At this time, having concluded that it had applied all its leverage that would work with normal governments and there is nothing more it can do, the Human Rights Council decided that “engagement” is the way to go. More precisely, the US intervened to stop the referral of those whom the Commission of Inquiry listed in its exhibit of Suspects in Committing Crimes Against Humanity (which includes Isaias Afwerki) to the African Court or ICC for persecution. The calculus was based on US fear of a power vacuum in Eritrea. So now the buzzword is “engagement” and the Human Rights Council will have as new members the same Eritrean delegation that it told us, only two years ago, have committed crimes against humanity.
Meanwhile, the people continue to vote with their feet. Consider: there are more Eritreans in Germany, Sweden, Switzerland than there are in the largest Eritrean towns. There are more Eritreans in Sudan and Ethiopia than there are in Asmara. With the border now opening with Ethiopia, the exodus has not stopped: strange since we were told the reason people are leaving the country is because of the “no peace, no war” situation with Ethiopia.
Eritrea has become a very strange country, a place where the Ethiopian tanks killed and disabled in the liberation war are buried above ground, in its capital city, while those who disabled and killed these killer tanks, and the people whom they liberated, live underground in prisons, scattered throughout the country. This essentially destroys entire families, creating ever more larger vulnerable societies living off the generosity of the remittances of other broken-up and exiled children.
Still, to believe in Eritrea is to believe in:
ካብ ዘየሎ ትህልዊ
ከም ነጎዳ በርቂ
መሰስ ተብልዮ
ዝትቐብረ ሓቂ
ቦሎኽ እወ ትብሊ
ዘገርምዩ ናትኪ
በቲ ልሙድ ቅያ
ብልሓት ተፈጥሮኺ – Abrar Osman/Zegerm
The crisis in Eritrea is that of leadership: at the government level, and at the opposition.

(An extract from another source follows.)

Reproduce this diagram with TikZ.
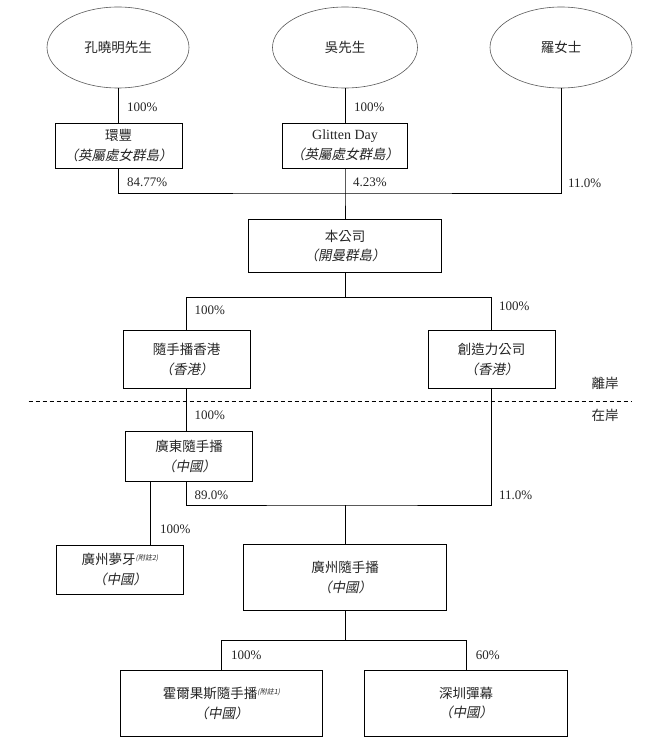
\documentclass[tikz,border=0pt]{standalone}
\usepackage{fontspec}
\setmainfont{Liberation Serif}
\newfontfamily\latn{Liberation Serif}
\newfontfamily\cjk{Noto Sans CJK TC}
\newfontfamily\cjki[FakeSlant=0.2]{Noto Sans CJK TC}
\usetikzlibrary{shapes.geometric}
\newcommand{\fnote}[1]{\raisebox{4pt}{\cjki\fontsize{7}{7}\selectfont(附註#1)}}
\begin{document}
\begin{tikzpicture}[x=1pt,y=-1pt,
  own/.style={ellipse, draw=black!65, line width=0.6pt, minimum width=142pt, minimum height=81pt, inner sep=0pt, text=black!85, font=\cjk\fontsize{13.5}{16}\selectfont},
  ent/.style={draw, line width=0.8pt, inner sep=0pt, align=center, text=black!85, font=\cjk\fontsize{13.5}{19.5}\selectfont},
  pct/.style={anchor=west, inner sep=0pt, text=black!85, font=\latn\fontsize{13}{13}\selectfont},
  zone/.style={inner sep=0pt, text=black!85, font=\cjk\fontsize{13.5}{16}\selectfont},
  link/.style={line width=0.8pt},
  sep/.style={line width=0.7pt, dash pattern=on 4pt off 3pt}]
\useasboundingbox (0,0) rectangle (660,752);
\fill[white] (0,0) rectangle (660,752);

% owners
\node[own] (e1) at (118,47.5) {孔曉明先生};
\node[own, minimum width=145pt] (e2) at (345,47.5) {吳先生};
\node[own] (e3) at (561,47.5) {羅女士};

% BVI holding companies
\node[ent, minimum width=127pt, minimum height=45pt] (b1) at (118.5,145.5) {環豐\\{\cjki （英屬處女群島）}};
\node[ent, minimum width=125pt, minimum height=45pt] (b2) at (345,145.5) {{\latn\fontsize{14}{14}\selectfont Glitten Day}\\{\cjki （英屬處女群島）}};

% company
\node[ent, minimum width=193pt, minimum height=53pt] (bc) at (345,245.8) {本公司\\{\cjki （開曼群島）}};

% HK subsidiaries
\node[ent, minimum width=127pt, minimum height=57.6pt] (bh) at (186.5,359.5) {隨手播香港\\{\cjki （香港）}};
\node[ent, minimum width=127pt, minimum height=57.6pt] (bk) at (491.5,359.5) {創造力公司\\{\cjki （香港）}};

% PRC
\node[ent, minimum width=127pt, minimum height=49.6pt] (bg) at (189,456.5) {廣東隨手播\\{\cjki （中國）}};
\node[ent, minimum width=127pt, minimum height=48.7pt] (bm) at (120,569.6) {廣州夢牙\fnote{2}\\{\cjki （中國）}};
\node[ent, minimum width=203pt, minimum height=66pt] (bz) at (345,577.3) {廣州隨手播\\{\cjki （中國）}};
\node[ent, minimum width=201.6pt, minimum height=65.5pt] (bx) at (221.5,703.2) {霍爾果斯隨手播\fnote{1}\\{\cjki （中國）}};
\node[ent, minimum width=202.4pt, minimum height=65.5pt] (bs) at (466,703.2) {深圳彈幕\\{\cjki （中國）}};

% junctions
\coordinate (j1) at (345,193);
\coordinate (j2) at (345,297.3);
\coordinate (j3) at (345,505);
\coordinate (j4) at (345,640.5);
\coordinate (cm) at (150.3,0);

% connectors
\draw[link] (e1.south) -- (b1.north -| e1.south);
\draw[link] (e2.south) -- (b2.north);
\draw[link] (b1.south -| e1.south) |- (j1) -| (e3.south);
\draw[link] (b2.south) -- (j1) -- (bc.north);
\draw[link] (bc.south) -- (j2);
\draw[link] (bh.north) |- (j2) -| (bk.north);
\draw[link] (bh.south) -- (bg.north -| bh.south);
\draw[link] (bg.south -| bh.south) |- (j3) -| (bk.south);
\draw[link] (j3) -- (bz.north);
\draw[link] (bg.south -| cm) -- (bm.north -| cm);
\draw[link] (bz.south) -- (j4);
\draw[link] (bx.north) |- (j4) -| (bs.north);

% on/offshore divider
\coordinate (dl) at (28.6,401.7);
\coordinate (dr) at (631.6,401.7);
\draw[sep] (dl) -- (dr);
\node[zone] (off) at (605,383) {離岸};
\node[zone] (on) at (605,415) {在岸};

% percentages
\node[pct] (p1) at (127,107) {100\%};
\node[pct] (p2) at (354,107) {100\%};
\node[pct] (p3) at (127,182) {84.77\%};
\node[pct] (p4) at (353,182) {4.23\%};
\node[pct] (p5) at (568,183) {11.0\%};
\node[pct] (p6) at (194.5,310) {100\%};
\node[pct] (p7) at (499,306) {100\%};
\node[pct] (p8) at (194.5,415) {100\%};
\node[pct] (p9) at (194.5,495) {89.0\%};
\node[pct] (p10) at (499,495) {11.0\%};
\node[pct] (p11) at (160,529) {100\%};
\node[pct] (p12) at (231,655) {100\%};
\node[pct] (p13) at (475.7,655) {60\%};
\end{tikzpicture}
\end{document}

At some point, when Eritreans are done with their civil war (government vs people; opposition vs opposition), they will have a leader who will emerge out of nowhere. In Tigrinya, the closest word for emergence is bolokh. Just like Abiy Ahmed did out of the Ethiopian political jungle. If we are lucky, such a leader will make truth & reconciliation a priority. (Ethiopia decided to have reconciliation without truth.) And when that happens, the reports of the Special Rapporteur and that of the Commission of Inquiry, will be some of the White Papers that the mediators will use for the Truth half of Truth & Reconciliation. And for that, many of us are grateful for the work of the SR and the CoI.